Infrared temperature sensors for real-time feedback.
Drying cycle time reduced by 50% without affecting dimensional stability.
| Best Practice | Purpose / Benefit |
|---|---|
| Conduct wavelength absorption testing | Ensures energy efficiency and optimal heat transfer |
| Maintain even lamp spacing | Prevents over- or under-heating across material width |
| Use zoned power control | Matches drying profile to process requirements |
| Regular lamp maintenance | Keeps radiant intensity consistent over time |
| Thermal mapping and testing | Detects potential hot-spots or cold areas early |
| Proper ventilation and exhaust | Removes evaporated moisture and prevents condensation |
| Agitation or circulation (for granules) | Promotes uniform drying and prevents thermal degradation |
Selecting an incorrect wavelength that overheats or under-dries materials.
Ignoring the geometry or varying thickness of the material.
Over-powering lamps to compensate for design inefficiencies.
Lack of exhaust control, causing vapor condensation on surfaces.
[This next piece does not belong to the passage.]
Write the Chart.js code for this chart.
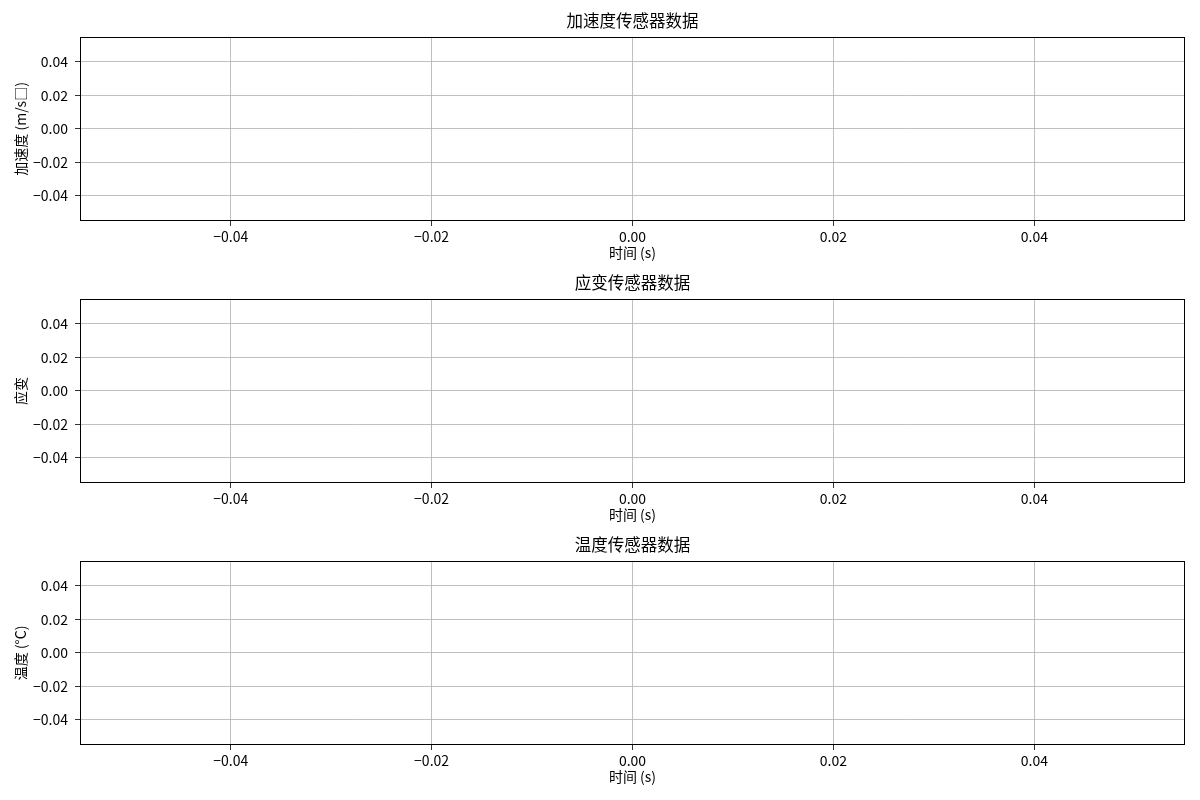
<!DOCTYPE html>
<html>
<head>
<meta charset="utf-8">
<script src="https://cdn.jsdelivr.net/npm/chart.js@4/dist/chart.umd.min.js"></script>
<style>
  body { margin: 0; background: #fff; }
  .wrap { position: relative; width: 1200px; height: 800px; }
  canvas { position: absolute; left: 0; }
</style>
</head>
<body>
<div class="wrap">
  <canvas id="c0" width="1200" height="262" style="top:0px"></canvas>
  <canvas id="c1" width="1200" height="262" style="top:262px"></canvas>
  <canvas id="c2" width="1200" height="262" style="top:524px"></canvas>
</div>
<script>
// sensor data (recorded arrays are empty in the source figure)
const titles = ["加速度传感器数据", "应变传感器数据", "温度传感器数据"];
const yLabels = ["加速度 (m/s□)", "应变", "温度 (°C)"];
const xLabel = "时间 (s)";
const timeData = [];
const accelData = [];
const strainData = [];
const tempData = [];
const seriesList = [accelData, strainData, tempData];
const xTicks = [-0.04, -0.02, 0.0, 0.02, 0.04];
const yTicks = [-0.04, -0.02, 0.0, 0.02, 0.04];
const axisMin = -0.055;
const axisMax = 0.055;

const FONT = '"Noto Sans CJK SC", "DejaVu Sans", sans-serif';
Chart.defaults.font.family = FONT;
Chart.defaults.color = "#000";

const fmt = (v) => v.toFixed(2).replace("-", "\u2212");

// draw the full black frame round the plot area like matplotlib
const frame = {
  id: "frame",
  afterDraw(chart) {
    const { ctx, chartArea: a } = chart;
    ctx.save();
    ctx.strokeStyle = "#000";
    ctx.lineWidth = 1;
    ctx.strokeRect(Math.round(a.left) + 0.5, Math.round(a.top) + 0.5,
      Math.round(a.right - a.left) - 1, Math.round(a.bottom - a.top) - 1);
    ctx.restore();
  },
};

function axisOpts(tickVals, isX, label) {
  return {
    type: "linear",
    min: axisMin,
    max: axisMax,
    afterBuildTicks: (axis) => {
      axis.ticks = tickVals.map((v) => ({ value: v }));
    },
    afterFit: (scale) => {
      if (isX) scale.height = 41;
      else scale.width = 80;
    },
    grid: { color: "#b0b0b0", lineWidth: 0.8, tickColor: "#000", tickLength: 5 },
    border: { display: false },
    ticks: {
      font: { size: 14 },
      padding: isX ? 2 : 7,
      maxRotation: 0,
      callback: (v) => fmt(v),
    },
    title: {
      display: true,
      text: label,
      font: { size: 14 },
      padding: isX ? { top: 0, bottom: 1 } : { top: 12, bottom: 0 },
    },
  };
}

seriesList.forEach((series, i) => {
  const ctx = document.getElementById("c" + i);
  new Chart(ctx, {
    type: "line",
    data: {
      datasets: [
        {
          label: titles[i],
          data: series.map((v, k) => ({ x: timeData[k], y: v })),
          borderColor: "#1f77b4",
          borderWidth: 1.5,
          pointRadius: 0,
        },
      ],
    },
    options: {
      responsive: false,
      animation: false,
      devicePixelRatio: 1,
      layout: { padding: { left: 0, right: 15, top: 0, bottom: 0 } },
      plugins: {
        legend: { display: false },
        tooltip: { enabled: false },
        title: {
          display: true,
          text: titles[i],
          fullSize: false,
          font: { size: 16.5, weight: "normal" },
          color: "#000",
          padding: { top: 11, bottom: 6 },
        },
      },
      scales: {
        x: axisOpts(xTicks, true, xLabel),
        y: axisOpts(yTicks, false, yLabels[i]),
      },
    },
    plugins: [frame],
  });
});
</script>
</body>
</html>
Neglecting routine calibration and lamp aging effects.
High efficiency: Direct radiant transfer minimizes energy loss.
Fast response: Instant heating improves cycle time and control.
Precise wavelength tuning: Enables selective moisture or solvent evaporation.
Compact systems: Reduce floor space and maintenance.
Versatility: Suitable for films, granules, coatings, and complex parts.
With the right wavelength, reflector design, and control system, infrared drying with quartz/tungsten lamps can achieve rapid, uniform, and energy-efficient results for virtually all types of high-polymer materials.
As industries demand higher productivity and lower energy consumption, infrared drying stands out as the most efficient and controllable solution for high-polymer materials. Through proper wavelength selection, optimized lamp configuration, and intelligent control integration, manufacturers can achieve significant performance improvements over conventional methods.
For process engineers and production managers seeking to improve throughput and quality, upgrading to a quartz/tungsten infrared drying system offers a reliable path toward sustainable, high-performance polymer processing.